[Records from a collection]

* Begin *

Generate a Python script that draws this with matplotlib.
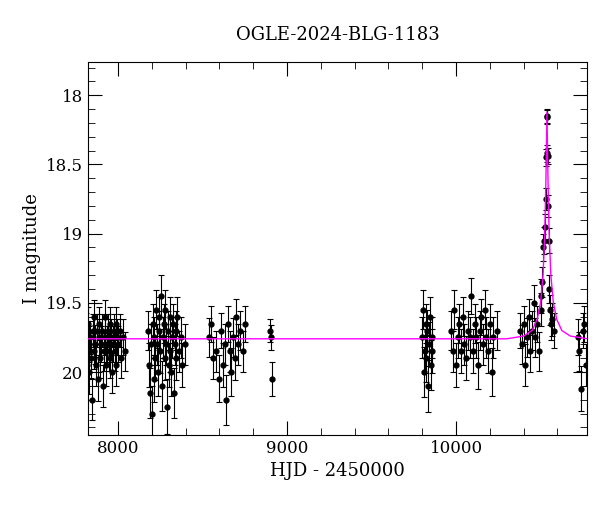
import matplotlib
matplotlib.use("Agg")
import matplotlib.pyplot as plt
from matplotlib.ticker import MultipleLocator

title = "OGLE-2024-BLG-1183"
xlabel = "HJD - 2450000"
ylabel = "I magnitude"

hjd = [7800,7805,7810,7815,7820,7825,7830,7835,7840,7845,7850,7855,7860,7865,7870,7875,7880,7885,7890,7895,7900,7905,7910,7915,7920,7925,7930,7935,7940,7945,7950,7955,7960,7965,7970,7975,7980,7985,7990,7995,8000,8010,8020,8030,8040,
       8180,8185,8190,8195,8200,8205,8210,8215,8220,8225,8230,8235,8240,8245,8250,8255,8260,8265,8270,8275,8280,8285,8290,8295,8300,8305,8310,8315,8320,8325,8330,8335,8340,8345,8350,8360,8370,8380,8395,
       8540,8550,8560,8580,8600,8610,8620,8630,8640,8650,8660,8670,8680,8690,8700,8710,8720,8740,8750,
       8900,8905,8910,
       9800,9805,9810,9815,9820,9825,9830,9835,9840,9845,9850,9855,9860,
       9970,9980,9990,10000,10010,10020,10030,10040,10050,10060,10070,10080,10090,10100,10110,10120,10130,10140,10150,10160,10170,10180,10190,10200,10210,10220,10240,
       10380,10390,10400,10410,10420,10430,10440,10450,10460,10470,10480,10490,10500,10505,10510,10515,10520,10525,10530,10534,10536,10538,10540,10542,10545,10548,10552,10556,10560,10570,10580,
       10720,10730,10740,10750,10760,10770]
mag = [19.75,19.85,19.70,19.95,19.65,19.80,20.00,19.75,19.90,20.20,19.70,19.85,19.60,19.80,19.95,19.70,20.05,19.75,19.65,19.90,19.80,19.70,20.10,19.85,19.75,19.60,19.95,19.80,19.70,19.85,19.65,19.90,19.75,20.00,19.80,19.70,19.85,19.65,19.95,19.75,19.80,19.70,19.90,19.75,19.85,
       19.70,19.95,20.15,19.80,20.30,19.65,20.05,19.75,19.90,19.55,19.80,20.00,19.70,19.60,19.85,19.45,20.10,19.75,19.65,19.90,19.55,19.80,20.25,19.70,19.95,19.60,19.85,20.00,19.75,19.65,20.15,19.80,19.70,19.90,19.60,19.85,19.75,19.95,19.80,
       19.75,19.65,19.90,19.85,20.05,19.70,19.95,19.80,20.20,19.65,19.85,20.00,19.75,19.90,19.60,19.80,19.70,19.85,19.65,
       19.70,19.75,20.05,
       19.75,19.55,20.00,19.85,19.65,19.90,19.70,20.10,19.80,19.60,19.95,19.75,19.85,
       19.70,19.85,19.55,19.95,19.75,19.65,19.85,19.60,19.80,19.90,19.70,19.75,19.45,19.85,19.65,19.75,19.95,19.70,19.60,19.80,19.55,19.75,19.85,19.65,20.00,19.75,19.70,
       19.70,19.80,19.65,19.95,19.75,19.60,19.85,19.70,19.50,19.75,19.65,19.85,19.55,19.45,19.35,19.10,19.05,18.95,18.75,18.45,18.15,18.16,18.42,18.44,18.80,19.05,19.40,19.55,19.65,19.62,19.70,
       19.75,19.85,20.12,19.70,19.65,19.95]
err = [0.12,0.14,0.13,0.15,0.12,0.13,0.16,0.12,0.14,0.15,0.12,0.13,0.12,0.14,0.15,0.12,0.16,0.13,0.12,0.14,0.13,0.12,0.15,0.14,0.13,0.12,0.15,0.13,0.12,0.14,0.12,0.14,0.13,0.15,0.13,0.12,0.14,0.12,0.15,0.13,0.13,0.12,0.14,0.13,0.14,
       0.14,0.16,0.18,0.15,0.20,0.14,0.17,0.15,0.16,0.14,0.15,0.17,0.14,0.14,0.16,0.15,0.18,0.15,0.14,0.16,0.14,0.15,0.20,0.14,0.16,0.14,0.15,0.17,0.15,0.14,0.18,0.15,0.14,0.16,0.14,0.15,0.15,0.16,0.15,
       0.14,0.13,0.15,0.15,0.17,0.13,0.16,0.15,0.18,0.13,0.15,0.17,0.14,0.16,0.13,0.15,0.14,0.15,0.13,
       0.08,0.09,0.12,
       0.15,0.14,0.18,0.16,0.14,0.17,0.15,0.19,0.16,0.14,0.18,0.15,0.16,
       0.14,0.15,0.14,0.16,0.15,0.14,0.16,0.14,0.15,0.16,0.14,0.15,0.13,0.16,0.14,0.15,0.17,0.14,0.13,0.15,0.14,0.15,0.16,0.14,0.17,0.15,0.14,
       0.13,0.14,0.13,0.15,0.14,0.13,0.15,0.14,0.13,0.14,0.13,0.14,0.12,0.12,0.11,0.10,0.10,0.09,0.08,0.06,0.05,0.05,0.06,0.06,0.08,0.09,0.10,0.11,0.12,0.12,0.13,
       0.13,0.14,0.16,0.13,0.13,0.15]

model_t = [7822,10300,10400,10450,10480,10500,10515,10525,10532,10538,10544,10551,10561,10576,10596,10626,10676,10780]
model_m = [19.76,19.76,19.74,19.70,19.62,19.50,19.30,19.00,18.60,18.12,18.60,19.00,19.30,19.50,19.62,19.70,19.74,19.76]

plt.rcParams["font.family"] = "DejaVu Serif"
fig = plt.figure(figsize=(6, 5.12), dpi=100)
ax = fig.add_axes([88/600, 1-435/512, (587-88)/600, (435-62)/512])
ax.errorbar(hjd, mag, yerr=err, fmt="o", color="black", ms=3.5, elinewidth=0.8,
            capsize=2.5, capthick=0.8, ecolor="black", zorder=2)
ax.plot(model_t, model_m, color="magenta", lw=1, zorder=3)
ax.set_xlim(7822, 10775)
ax.set_ylim(20.455, 17.76)
ax.xaxis.set_major_locator(MultipleLocator(1000))
ax.xaxis.set_minor_locator(MultipleLocator(200))
ax.yaxis.set_major_locator(MultipleLocator(0.5))
ax.yaxis.set_minor_locator(MultipleLocator(0.1))
ax.yaxis.set_major_formatter(matplotlib.ticker.FuncFormatter(lambda v, p: f"{v:g}"))
ax.tick_params(which="both", direction="in", top=True, right=True, labelsize=12)
ax.tick_params(which="major", length=10)
ax.tick_params(which="minor", length=5)
ax.set_xlabel(xlabel, fontsize=13)
ax.set_ylabel(ylabel, fontsize=13)
ax.set_title(title, fontsize=13, pad=16)
fig.savefig("out.png", dpi=100)
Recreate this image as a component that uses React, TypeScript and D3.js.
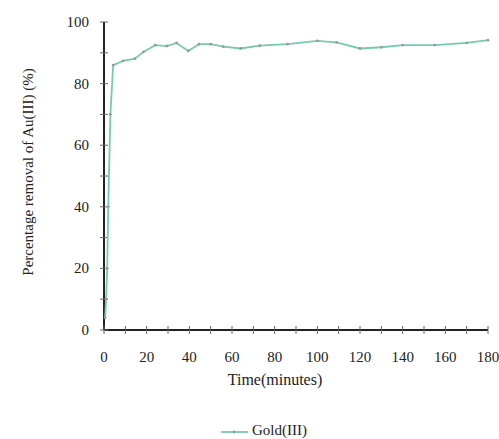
import React from "react";
import * as d3 from "d3";

const times = [0.5, 1, 1.5, 2, 3, 4.3, 9, 14.5, 18.5, 24, 29.5, 34, 39.5, 44.5, 50, 56, 64, 73, 86, 100, 109, 120, 130, 140, 155, 170, 180];
const removal = [4, 10, 20, 40, 70, 86, 87.4, 88.1, 90.3, 92.5, 92.2, 93.2, 90.6, 92.8, 92.8, 92, 91.4, 92.3, 92.8, 93.9, 93.4, 91.4, 91.8, 92.5, 92.5, 93.2, 94.1];
const xTicks = [0, 20, 40, 60, 80, 100, 120, 140, 160, 180];
const yTicks = [0, 20, 40, 60, 80, 100];
const seriesName = "Gold(III)";

export default function App() {
  const W = 499, H = 439;
  const x = d3.scaleLinear().domain([0, 180]).range([104, 488]);
  const y = d3.scaleLinear().domain([0, 100]).range([330, 22]);
  const data = times.map((t, i) => [t, removal[i]] as [number, number]);
  const line = d3.line<[number, number]>().x(d => x(d[0])).y(d => y(d[1]));
  const minorX = d3.range(0, 181, 10);
  const minorY = d3.range(0, 101, 10);
  const font = "'Liberation Serif', 'Times New Roman', serif";
  const teal = "#74ccae";
  return (
    <svg width={W} height={H} style={{ position: "absolute", left: 0, top: 0, background: "#fff" }} fontFamily={font}>
      <rect width={W} height={H} fill="#fff" />
      {/* axes */}
      <line x1={x(0)} x2={x(180)} y1={y(0)} y2={y(0)} stroke="#222" strokeWidth={2} />
      <line x1={x(0)} x2={x(0)} y1={y(0)} y2={y(100)} stroke="#222" strokeWidth={2} />
      {minorX.map(t => (
        <line key={"mx" + t} x1={x(t)} x2={x(t)} y1={y(0) - 4} y2={y(0) + 4} stroke="#666" strokeWidth={1} />
      ))}
      {minorY.map(v => (
        <line key={"my" + v} x1={x(0) - 4} x2={x(0) + 4} y1={y(v)} y2={y(v)} stroke="#666" strokeWidth={1} />
      ))}
      {xTicks.map(t => (
        <text key={"xt" + t} x={x(t)} y={362} fontSize={15} textAnchor="middle" fill="#222">{t}</text>
      ))}
      {yTicks.map(v => (
        <text key={"yt" + v} x={89} y={y(v) + 5} fontSize={15} textAnchor="end" fill="#222">{v}</text>
      ))}
      <text x={275} y={385} fontSize={16} textAnchor="middle" fill="#222">Time(minutes)</text>
      <text transform={`translate(33,172) rotate(-90)`} fontSize={15} textAnchor="middle" fill="#222">Percentage removal of Au(III) (%)</text>
      {/* series */}
      <path d={line(data) || ""} fill="none" stroke={teal} strokeWidth={1.8} />
      {data.map((d, i) => (
        <circle key={"p" + i} cx={x(d[0])} cy={y(d[1])} r={1.4} fill="#999" />
      ))}
      {/* legend */}
      <line x1={221} x2={248} y1={432} y2={432} stroke={teal} strokeWidth={1.8} />
      <circle cx={234} cy={432} r={1.4} fill="#999" />
      <text x={252} y={435} fontSize={15} fill="#222">{seriesName}</text>
    </svg>
  );
}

* End *

Copy out every line in the listing where the word "that" appears.

Answer to the task:
Generate a Python script that draws this with matplotlib.
Recreate this image as a component that uses React, TypeScript and D3.js.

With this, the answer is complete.